## SUPPLIED INFORMATION
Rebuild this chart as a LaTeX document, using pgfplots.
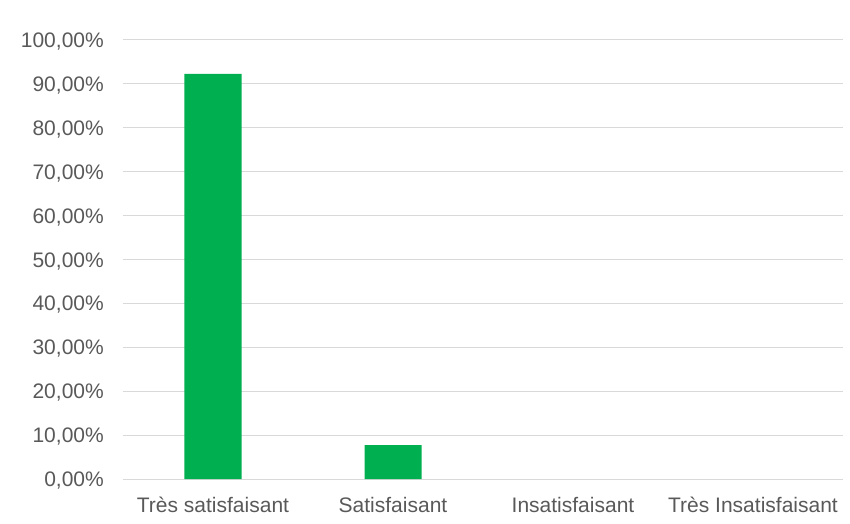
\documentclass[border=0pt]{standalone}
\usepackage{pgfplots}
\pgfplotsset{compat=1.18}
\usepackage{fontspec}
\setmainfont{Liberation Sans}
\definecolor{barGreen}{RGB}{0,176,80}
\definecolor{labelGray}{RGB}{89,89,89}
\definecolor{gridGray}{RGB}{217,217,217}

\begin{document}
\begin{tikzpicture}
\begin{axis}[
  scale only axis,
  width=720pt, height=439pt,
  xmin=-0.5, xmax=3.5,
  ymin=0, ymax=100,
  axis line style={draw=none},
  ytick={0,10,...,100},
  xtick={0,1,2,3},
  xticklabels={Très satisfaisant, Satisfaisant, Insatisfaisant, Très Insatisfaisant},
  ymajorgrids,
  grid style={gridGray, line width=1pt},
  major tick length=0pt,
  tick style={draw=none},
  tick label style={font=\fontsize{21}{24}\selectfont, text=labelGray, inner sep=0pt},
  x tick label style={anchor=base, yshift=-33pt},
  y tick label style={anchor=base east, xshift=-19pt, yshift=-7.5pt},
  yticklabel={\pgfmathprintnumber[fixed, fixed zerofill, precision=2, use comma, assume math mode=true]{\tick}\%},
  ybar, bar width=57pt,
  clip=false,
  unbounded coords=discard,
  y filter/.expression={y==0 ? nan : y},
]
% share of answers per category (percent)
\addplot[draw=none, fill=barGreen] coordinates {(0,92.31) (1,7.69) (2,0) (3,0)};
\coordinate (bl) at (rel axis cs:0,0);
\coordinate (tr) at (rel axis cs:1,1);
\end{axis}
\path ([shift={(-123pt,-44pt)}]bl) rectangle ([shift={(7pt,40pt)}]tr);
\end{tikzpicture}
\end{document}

## WHAT YOU WILL DO
Omit the pictures and output all of the other material exactly.

## SOLVED PROBLEM
Rebuild this chart as a LaTeX document, using pgfplots.
\documentclass[border=0pt]{standalone}
\usepackage{pgfplots}
\pgfplotsset{compat=1.18}
\usepackage{fontspec}
\setmainfont{Liberation Sans}
\definecolor{barGreen}{RGB}{0,176,80}
\definecolor{labelGray}{RGB}{89,89,89}
\definecolor{gridGray}{RGB}{217,217,217}

\begin{document}
\begin{tikzpicture}
\begin{axis}[
  scale only axis,
  width=720pt, height=439pt,
  xmin=-0.5, xmax=3.5,
  ymin=0, ymax=100,
  axis line style={draw=none},
  ytick={0,10,...,100},
  xtick={0,1,2,3},
  xticklabels={Très satisfaisant, Satisfaisant, Insatisfaisant, Très Insatisfaisant},
  ymajorgrids,
  grid style={gridGray, line width=1pt},
  major tick length=0pt,
  tick style={draw=none},
  tick label style={font=\fontsize{21}{24}\selectfont, text=labelGray, inner sep=0pt},
  x tick label style={anchor=base, yshift=-33pt},
  y tick label style={anchor=base east, xshift=-19pt, yshift=-7.5pt},
  yticklabel={\pgfmathprintnumber[fixed, fixed zerofill, precision=2, use comma, assume math mode=true]{\tick}\%},
  ybar, bar width=57pt,
  clip=false,
  unbounded coords=discard,
  y filter/.expression={y==0 ? nan : y},
]
% share of answers per category (percent)
\addplot[draw=none, fill=barGreen] coordinates {(0,92.31) (1,7.69) (2,0) (3,0)};
\coordinate (bl) at (rel axis cs:0,0);
\coordinate (tr) at (rel axis cs:1,1);
\end{axis}
\path ([shift={(-123pt,-44pt)}]bl) rectangle ([shift={(7pt,40pt)}]tr);
\end{tikzpicture}
\end{document}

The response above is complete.